--- GIVEN TASK ---
Output the full material exactly as it appears here.

+++ DATA SEGMENT

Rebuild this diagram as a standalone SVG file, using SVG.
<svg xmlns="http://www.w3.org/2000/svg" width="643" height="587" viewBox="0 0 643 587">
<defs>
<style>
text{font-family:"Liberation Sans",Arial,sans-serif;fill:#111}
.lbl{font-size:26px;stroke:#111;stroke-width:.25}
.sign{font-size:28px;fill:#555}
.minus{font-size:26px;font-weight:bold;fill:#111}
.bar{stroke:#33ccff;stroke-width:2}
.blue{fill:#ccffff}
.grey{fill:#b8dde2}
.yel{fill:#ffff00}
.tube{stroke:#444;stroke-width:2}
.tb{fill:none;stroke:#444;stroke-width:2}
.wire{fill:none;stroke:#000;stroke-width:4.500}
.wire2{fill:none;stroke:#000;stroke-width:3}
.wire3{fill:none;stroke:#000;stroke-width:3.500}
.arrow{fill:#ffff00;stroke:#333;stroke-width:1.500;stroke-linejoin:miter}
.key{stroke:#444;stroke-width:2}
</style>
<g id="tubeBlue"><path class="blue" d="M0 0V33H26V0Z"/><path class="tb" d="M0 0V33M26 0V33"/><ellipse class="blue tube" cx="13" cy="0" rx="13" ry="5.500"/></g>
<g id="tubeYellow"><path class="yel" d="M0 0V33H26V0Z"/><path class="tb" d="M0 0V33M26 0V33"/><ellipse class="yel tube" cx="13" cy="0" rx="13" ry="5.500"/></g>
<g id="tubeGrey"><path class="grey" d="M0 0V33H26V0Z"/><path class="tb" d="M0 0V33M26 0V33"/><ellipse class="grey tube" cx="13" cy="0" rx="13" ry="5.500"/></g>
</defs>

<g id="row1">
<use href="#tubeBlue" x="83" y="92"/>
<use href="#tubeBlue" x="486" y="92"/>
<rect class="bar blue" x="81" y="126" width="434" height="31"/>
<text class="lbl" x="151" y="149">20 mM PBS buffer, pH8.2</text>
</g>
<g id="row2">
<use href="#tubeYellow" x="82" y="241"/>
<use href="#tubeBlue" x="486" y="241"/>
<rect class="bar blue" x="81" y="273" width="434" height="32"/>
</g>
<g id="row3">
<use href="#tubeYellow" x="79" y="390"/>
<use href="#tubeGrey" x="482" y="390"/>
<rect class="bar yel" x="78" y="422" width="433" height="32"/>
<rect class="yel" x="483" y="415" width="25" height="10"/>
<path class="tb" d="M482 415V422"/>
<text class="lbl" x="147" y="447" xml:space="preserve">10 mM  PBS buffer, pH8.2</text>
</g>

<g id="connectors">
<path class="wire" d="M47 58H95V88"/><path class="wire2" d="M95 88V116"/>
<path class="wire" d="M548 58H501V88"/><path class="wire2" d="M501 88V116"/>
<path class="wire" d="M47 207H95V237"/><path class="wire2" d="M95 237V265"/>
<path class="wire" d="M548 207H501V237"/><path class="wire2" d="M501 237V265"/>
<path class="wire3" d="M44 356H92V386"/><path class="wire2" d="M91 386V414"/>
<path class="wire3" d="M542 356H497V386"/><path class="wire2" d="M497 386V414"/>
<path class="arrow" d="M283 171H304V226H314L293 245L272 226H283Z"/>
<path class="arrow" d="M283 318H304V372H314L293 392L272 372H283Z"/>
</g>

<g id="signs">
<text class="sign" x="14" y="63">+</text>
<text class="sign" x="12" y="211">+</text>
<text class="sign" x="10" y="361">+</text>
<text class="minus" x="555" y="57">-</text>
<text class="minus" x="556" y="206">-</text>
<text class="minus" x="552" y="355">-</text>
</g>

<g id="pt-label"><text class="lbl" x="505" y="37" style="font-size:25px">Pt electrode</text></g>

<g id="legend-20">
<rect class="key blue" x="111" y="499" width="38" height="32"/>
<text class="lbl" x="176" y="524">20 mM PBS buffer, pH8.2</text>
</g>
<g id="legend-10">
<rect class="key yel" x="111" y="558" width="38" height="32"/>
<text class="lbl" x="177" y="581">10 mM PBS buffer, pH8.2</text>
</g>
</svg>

++++++

--- TASK OUTPUT ---
Rebuild this diagram as a standalone SVG file, using SVG.
<svg xmlns="http://www.w3.org/2000/svg" width="643" height="587" viewBox="0 0 643 587">
<defs>
<style>
text{font-family:"Liberation Sans",Arial,sans-serif;fill:#111}
.lbl{font-size:26px;stroke:#111;stroke-width:.25}
.sign{font-size:28px;fill:#555}
.minus{font-size:26px;font-weight:bold;fill:#111}
.bar{stroke:#33ccff;stroke-width:2}
.blue{fill:#ccffff}
.grey{fill:#b8dde2}
.yel{fill:#ffff00}
.tube{stroke:#444;stroke-width:2}
.tb{fill:none;stroke:#444;stroke-width:2}
.wire{fill:none;stroke:#000;stroke-width:4.500}
.wire2{fill:none;stroke:#000;stroke-width:3}
.wire3{fill:none;stroke:#000;stroke-width:3.500}
.arrow{fill:#ffff00;stroke:#333;stroke-width:1.500;stroke-linejoin:miter}
.key{stroke:#444;stroke-width:2}
</style>
<g id="tubeBlue"><path class="blue" d="M0 0V33H26V0Z"/><path class="tb" d="M0 0V33M26 0V33"/><ellipse class="blue tube" cx="13" cy="0" rx="13" ry="5.500"/></g>
<g id="tubeYellow"><path class="yel" d="M0 0V33H26V0Z"/><path class="tb" d="M0 0V33M26 0V33"/><ellipse class="yel tube" cx="13" cy="0" rx="13" ry="5.500"/></g>
<g id="tubeGrey"><path class="grey" d="M0 0V33H26V0Z"/><path class="tb" d="M0 0V33M26 0V33"/><ellipse class="grey tube" cx="13" cy="0" rx="13" ry="5.500"/></g>
</defs>

<g id="row1">
<use href="#tubeBlue" x="83" y="92"/>
<use href="#tubeBlue" x="486" y="92"/>
<rect class="bar blue" x="81" y="126" width="434" height="31"/>
<text class="lbl" x="151" y="149">20 mM PBS buffer, pH8.2</text>
</g>
<g id="row2">
<use href="#tubeYellow" x="82" y="241"/>
<use href="#tubeBlue" x="486" y="241"/>
<rect class="bar blue" x="81" y="273" width="434" height="32"/>
</g>
<g id="row3">
<use href="#tubeYellow" x="79" y="390"/>
<use href="#tubeGrey" x="482" y="390"/>
<rect class="bar yel" x="78" y="422" width="433" height="32"/>
<rect class="yel" x="483" y="415" width="25" height="10"/>
<path class="tb" d="M482 415V422"/>
<text class="lbl" x="147" y="447" xml:space="preserve">10 mM  PBS buffer, pH8.2</text>
</g>

<g id="connectors">
<path class="wire" d="M47 58H95V88"/><path class="wire2" d="M95 88V116"/>
<path class="wire" d="M548 58H501V88"/><path class="wire2" d="M501 88V116"/>
<path class="wire" d="M47 207H95V237"/><path class="wire2" d="M95 237V265"/>
<path class="wire" d="M548 207H501V237"/><path class="wire2" d="M501 237V265"/>
<path class="wire3" d="M44 356H92V386"/><path class="wire2" d="M91 386V414"/>
<path class="wire3" d="M542 356H497V386"/><path class="wire2" d="M497 386V414"/>
<path class="arrow" d="M283 171H304V226H314L293 245L272 226H283Z"/>
<path class="arrow" d="M283 318H304V372H314L293 392L272 372H283Z"/>
</g>

<g id="signs">
<text class="sign" x="14" y="63">+</text>
<text class="sign" x="12" y="211">+</text>
<text class="sign" x="10" y="361">+</text>
<text class="minus" x="555" y="57">-</text>
<text class="minus" x="556" y="206">-</text>
<text class="minus" x="552" y="355">-</text>
</g>

<g id="pt-label"><text class="lbl" x="505" y="37" style="font-size:25px">Pt electrode</text></g>

<g id="legend-20">
<rect class="key blue" x="111" y="499" width="38" height="32"/>
<text class="lbl" x="176" y="524">20 mM PBS buffer, pH8.2</text>
</g>
<g id="legend-10">
<rect class="key yel" x="111" y="558" width="38" height="32"/>
<text class="lbl" x="177" y="581">10 mM PBS buffer, pH8.2</text>
</g>
</svg>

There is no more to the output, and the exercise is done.